If you don’t know about the Miracle of Dunkirk, you’re in the majority (of Americans, at least). So here’s a little background, because the film jumps right into the action.
Dunkirk follows three different time lines, ‘cause Chris Nolan isn’t interested in your linear thinking. The evacuation of British soldiers from the French city of Dunkirk by military ships and civilian boats across the English channel takes places over a week. The story of one of those civilian boats takes place over a day, and the story of a British air force pilot happens in the span of an hour.
There is sparse dialogue, little exposition, and maybe two characters are named. It’s almost like a silent film, save for a menacing score by Hans Zimmer.

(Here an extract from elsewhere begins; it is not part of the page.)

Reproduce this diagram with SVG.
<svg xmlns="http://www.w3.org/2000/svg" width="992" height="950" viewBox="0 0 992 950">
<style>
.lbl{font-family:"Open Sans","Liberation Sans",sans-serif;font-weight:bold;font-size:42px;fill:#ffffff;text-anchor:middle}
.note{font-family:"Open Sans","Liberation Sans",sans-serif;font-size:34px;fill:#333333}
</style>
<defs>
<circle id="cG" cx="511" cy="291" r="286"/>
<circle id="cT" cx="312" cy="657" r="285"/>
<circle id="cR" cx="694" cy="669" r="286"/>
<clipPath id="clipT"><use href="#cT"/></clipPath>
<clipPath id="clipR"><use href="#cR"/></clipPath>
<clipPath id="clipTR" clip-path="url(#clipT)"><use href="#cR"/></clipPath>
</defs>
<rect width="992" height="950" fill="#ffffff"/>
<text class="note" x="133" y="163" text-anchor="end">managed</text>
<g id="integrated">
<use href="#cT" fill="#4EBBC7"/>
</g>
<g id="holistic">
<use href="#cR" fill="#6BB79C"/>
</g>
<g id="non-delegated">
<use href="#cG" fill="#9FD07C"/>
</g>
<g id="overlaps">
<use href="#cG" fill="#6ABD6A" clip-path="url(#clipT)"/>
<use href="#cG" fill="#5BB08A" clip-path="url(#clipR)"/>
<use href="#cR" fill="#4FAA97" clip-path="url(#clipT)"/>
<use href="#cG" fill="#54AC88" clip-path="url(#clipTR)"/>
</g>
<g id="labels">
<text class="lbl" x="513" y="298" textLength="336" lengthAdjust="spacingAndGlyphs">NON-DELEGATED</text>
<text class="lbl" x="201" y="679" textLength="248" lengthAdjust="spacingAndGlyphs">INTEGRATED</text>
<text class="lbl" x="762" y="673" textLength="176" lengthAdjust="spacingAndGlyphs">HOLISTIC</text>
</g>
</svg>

Nolan here presents a war film like no other in that it is a war film with very little heroics. It’s cold. Part of that is the characters (or lack thereof, see below), the other is that this is a survival situation, and becoming a soldier doesn’t just automatically make you a hero. Every man is there for himself, and in a sense, it is more of an evenhanded, empathetic film. There are very few real heroes presented here, and so there is no bad guy when everyone is just trying to live.
I go to the movies to meet people I would never meet in real life, and share in their experiences. I’m a character person. I’m excited for franchises when they’re built on dynamic characters. I love it when I walk out of the theater wanting to know that character’s favorite color and if they’d be my best friend.

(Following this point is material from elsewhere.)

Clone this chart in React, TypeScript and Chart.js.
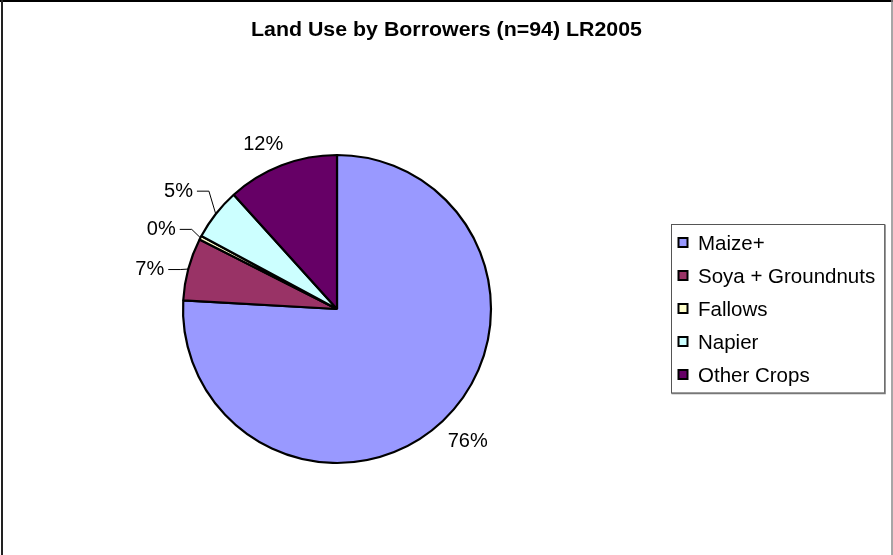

Dunkirk is not a movie that cares about its characters. It’s a film about an event, and the character are more or less just pieces. And that’s a message in itself: Wars don’t view people as people.
I get it, not all movies are character-driven or need to have memorable characters. Dunkirk is an experience-film. The emotion you have watching the film comes from the basic human desire to survive. It doesn’t need compelling characters and backstories to make you want to scream, “RUN FOR YOUR LIVES.”
But as a character person, Dunkirk bothered me in that regard. I can’t tell you the name of a single character. In fact, if we did a line-up, if I couldn’t name the actor, then I probably couldn’t tell you what the character did. They all looked the same, too. It’s not just me either. I saw the film with about twenty other people, and most of them said similar things.
So if you go into Dunkirk knowing it’s an experience-movie, then you’ll have an even better time. Go big, treat yo self. Go see it in a theater that is showing it on film. See it with a crowd. See it in a claustrophobic room with no escape. See it on a sinking ship. Go big in getting the full experience, because this will probably be the only time you see it. Unless you like war movies as light bedtime watching, it doesn’t have much of a rewatchability factor.
That’s fine, because Christopher Nolan has achieved what he wanted. He created a film that pushes himself as a filmmaker, the war genre, and audiences to expand their definition of heroic. This isn’t Saving Private Ryan. This is Saving Private Me, and while everyone who went to war was heroic, Dunkirk demonstrates that living is its own kind of heroism. Who lives and who dies is often more left up to circumstances than to the quality of the people around you.
I don’t know if this film will finally win Nolan some Oscars, but it is a win for audiences. Dunkirk is a thought-provoking, adrenaline-rushing, minimalistic film, and it is clear that Dunkirk was a vision executed to its finest.